Sun Dec 8th through Sat the 14th, 2019 at Vancouver Convention Center
In this paper, the convergence of the gradient descent-ascent algorithm is studied for solving min-max optimization problems, including nonconvex PL games and nonconvex-concave games. In general, the paper is well written. My comments are listed as below. 1) Table 1 should be better presented by elaborating on the differences between this work and the existing ones in the problem setup of (1), e.g., convexity, and unconstrained sets (namely, $\mathcal \Theta$ and $\mathcal A$). 2) I am not convinced about Remark 3.8: "one can easily extend the result of Theorem 3.4 to the stochastic setting". Will the stochastic gradient apply to both inner maximization and outer minimization steps? I assumed that the proposed analysis only applies to SGD, right? Will the analysis apply to the variant using Adam? If no, why was Adam used in Table 3? If yes, please elaborate on it. 3) In (4) and (5), is the radius $1$ chosen for ease of analysis? #################Post-feedback################## My questions have been answered in the rebuttal. Please be sure to make additional clarification and experiments in the final version.
Originality. The paper seems to be a simple extension of known results for non-convex optimization to saddle-point problems. I think, it is obvious that since the saddle-point problem is concave or restricted strongly concave in the variable w.r.t. which we maximize, we can use some method to find the approximate gradient w.r.t. variable in which we minimize. Then a gradient method with inexact oracle, e.g. http://papers.nips.cc/paper/6565-learning-supervised-pagerank-with-gradient-based-and-gradient-free-optimization-methods, can be applied to find an approximate stationary point. It is quite strange that the classical paper https://epubs.siam.org/doi/pdf/10.1137/S1052623403425629 is not cited in line 31. Also it seems that the general algorithm https://link.springer.com/article/10.1007/s10589-014-9673-9 can be applied to the setting considered in this submission. Probably, the complexity would be the same. Quality. As far as I see, the proof of Lemma A.5 is not complete. To use the Taylor expansion for g(.) one first needs to prove that it is a smooth function. Moreover, the expansion is used up to the second-order term and more smoothness is needed. Thus, the contribution for the PL-games is questionable. Other proofs seem to be correct. Nevertheless, it would be nice to add some more details on how the first inequality in line after line 530 in the supplementary is obtained. The same is for line after line 449 in the supplementary. In the experiments it would be nice to compare the results with the results of . Does CNN have advantage in comparison with convex classifier? Clarity. Except the above things the paper is well written and easy to follow. Significance. Despite the optimization contribution seems to be marginal, the algorithm can be interesting to practitioners in the ML community. =============After rebuttal============= The authors have mostly resolved my concerns by their rebuttal. I still think that the paper is borderline in terms of the contribution. Not much is new made in terms of the optimization, but the resulting algorithms can be interesting to the ML community. I'm increasing my score.
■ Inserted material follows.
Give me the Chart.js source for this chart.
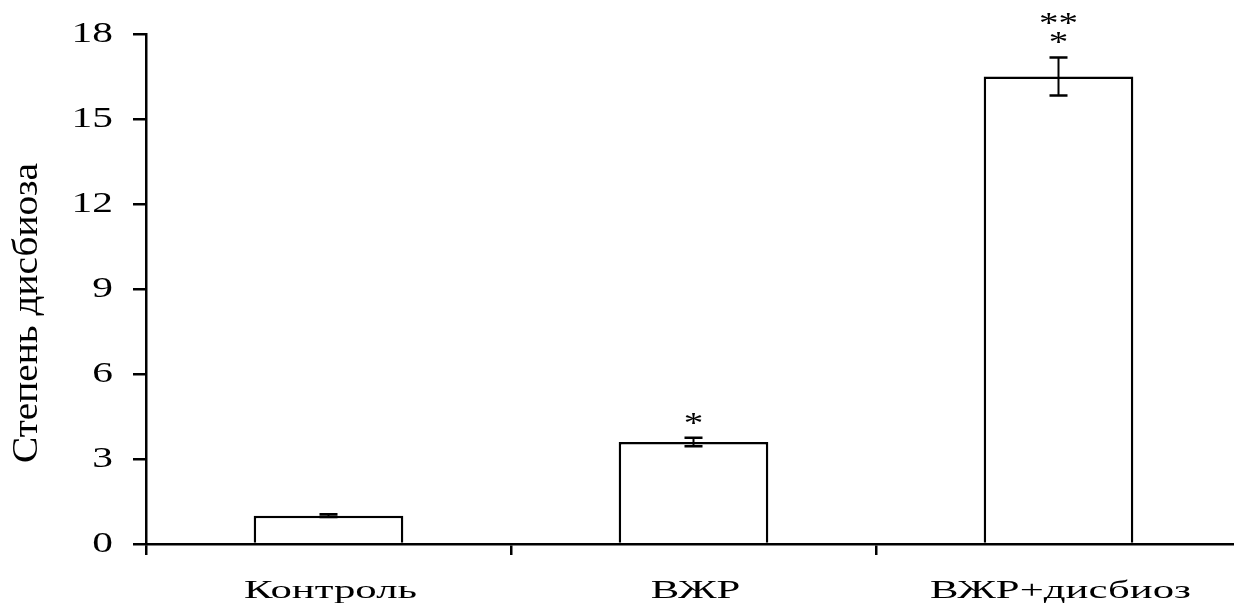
<!DOCTYPE html>
<html>
<head>
<meta charset="utf-8">
<script src="https://cdn.jsdelivr.net/npm/chart.js@4"></script>
<style>
  body { margin: 0; overflow: hidden; background: white; }
</style>
</head>
<body>
<canvas id="dysbiosisChart" width="1242" height="607"></canvas>
<script>
// data
var categories = ['Контроль', 'ВЖР', 'ВЖР+дисбиоз'];
var values = [1.0, 3.6, 16.5];
var errors = [0.05, 0.15, 0.67];
var marks = [[], ['*'], ['**', '*']];
var yTicks = [0, 3, 6, 9, 12, 15, 18];
var yTitle = 'Степень дисбиоза';

var serif = '"Liberation Serif", serif';

// error bars and asterisks
var errorBars = {
  afterDatasetsDraw: function(chart) {
    var ctx = chart.ctx;
    var x = chart.scales.x, y = chart.scales.y;
    ctx.save();
    ctx.strokeStyle = 'black';
    for (var i = 0; i < values.length; i++) {
      var cx = x.getPixelForValue(i);
      var top = y.getPixelForValue(values[i] + errors[i]);
      var bot = y.getPixelForValue(values[i] - errors[i]);
      ctx.lineWidth = 2;
      ctx.beginPath();
      ctx.moveTo(cx, top); ctx.lineTo(cx, bot);
      ctx.stroke();
      ctx.lineWidth = 2.5;
      ctx.beginPath();
      ctx.moveTo(cx - 9, top); ctx.lineTo(cx + 9, top);
      ctx.moveTo(cx - 9, bot); ctx.lineTo(cx + 9, bot);
      ctx.stroke();
      // asterisks, last line is closest to the bar
      ctx.fillStyle = 'black';
      ctx.font = '30px ' + serif;
      ctx.textAlign = 'center';
      ctx.textBaseline = 'middle';
      var m = marks[i];
      for (var k = 0; k < m.length; k++) {
        var ty = top - 20 - (m.length - 1 - k) * 19;
        ctx.save();
        ctx.translate(cx, ty + 6);
        ctx.scale(1.3, 1);
        ctx.fillText(m[k], 0, 0);
        ctx.restore();
      }
    }
    ctx.restore();
  }
};

// axis labels drawn stretched like the original
var axisText = {
  afterDraw: function(chart) {
    var ctx = chart.ctx;
    var x = chart.scales.x, y = chart.scales.y;
    ctx.save();
    ctx.fillStyle = 'black';
    // y tick labels
    ctx.font = '30px ' + serif;
    ctx.textAlign = 'right';
    ctx.textBaseline = 'middle';
    yTicks.forEach(function(t) {
      var py = y.getPixelForValue(t);
      ctx.save();
      ctx.translate(113, py);
      ctx.scale(1.38, 1);
      ctx.fillText(String(t), 0, 0);
      ctx.restore();
    });
    // x category labels
    ctx.font = '25px ' + serif;
    ctx.textAlign = 'center';
    ctx.textBaseline = 'alphabetic';
    var sx = 173 / ctx.measureText(categories[0]).width;
    categories.forEach(function(c, i) {
      var px = x.getPixelForValue(i);
      ctx.save();
      ctx.translate(px + 2, 598);
      ctx.scale(sx, 1);
      ctx.fillText(c, 0, 0);
      ctx.restore();
    });
    // y title
    ctx.font = '35px ' + serif;
    ctx.textBaseline = 'middle';
    var s = 300 / ctx.measureText(yTitle).width;
    ctx.save();
    ctx.translate(28, 313);
    ctx.rotate(-Math.PI / 2);
    ctx.scale(s, 1);
    ctx.fillText(yTitle, 0, 0);
    ctx.restore();
    ctx.restore();
  }
};

function create_chart() {
  var ctx = document.getElementById('dysbiosisChart').getContext('2d');
  new Chart(ctx, {
    type: 'bar',
    data: {
      labels: categories,
      datasets: [{
        data: values,
        backgroundColor: 'white',
        borderColor: 'black',
        borderWidth: 2.5,
        barPercentage: 0.41,
        categoryPercentage: 1.0
      }]
    },
    plugins: [errorBars, axisText],
    options: {
      responsive: false,
      animation: false,
      events: [],
      layout: { padding: { top: 34, right: 1, left: 0, bottom: 0 } },
      plugins: {
        legend: { display: false },
        tooltip: { enabled: false }
      },
      scales: {
        x: {
          afterFit: function(scale) { scale.height = 63; },
          ticks: { display: false },
          grid: {
            offset: true,
            drawOnChartArea: false,
            drawTicks: true,
            tickLength: 11,
            color: 'black',
            lineWidth: 2.5
          },
          border: { display: true, color: 'black', width: 2.5 }
        },
        y: {
          min: 0,
          max: 18,
          afterFit: function(scale) { scale.width = 146; },
          afterBuildTicks: function(scale) {
            scale.ticks = yTicks.map(function(v) { return { value: v }; });
          },
          ticks: { display: false },
          grid: {
            drawOnChartArea: false,
            drawTicks: true,
            tickLength: 13,
            color: 'black',
            lineWidth: 2.5
          },
          border: { display: true, color: 'black', width: 2.5 }
        }
      }
    }
  });
}

// make sure the serif font is ready before drawing on canvas
Promise.all([
  document.fonts.load('30px "Liberation Serif"', 'Степень0123'),
  document.fonts.load('25px "Liberation Serif"', 'Контроль')
]).then(create_chart, create_chart);
</script>
</body>
</html>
The basic idea behind their algorithms is that of a projected gradient descent for the min player and inside the loop, one performs accelerated or simple gradient ascent respectively for non-convex concave or non-convex- PL games. For the case of the non-convex concave games, due to non-smoothness implications, the authors introduce some regularization to make the function smooth. The techniques are quite standard, nevertheless the result is quite decent.
This is a good paper that studies an interesting problem. The paper is well-written with good literature review and exposition. The idea of using the PL condition and the smoothing approach are well-motivated from optimization, but the application to game play is interesting. The technical results and analysis seem solid. The experiments are rather limited, it would be interesting to verify the results on more varied examples.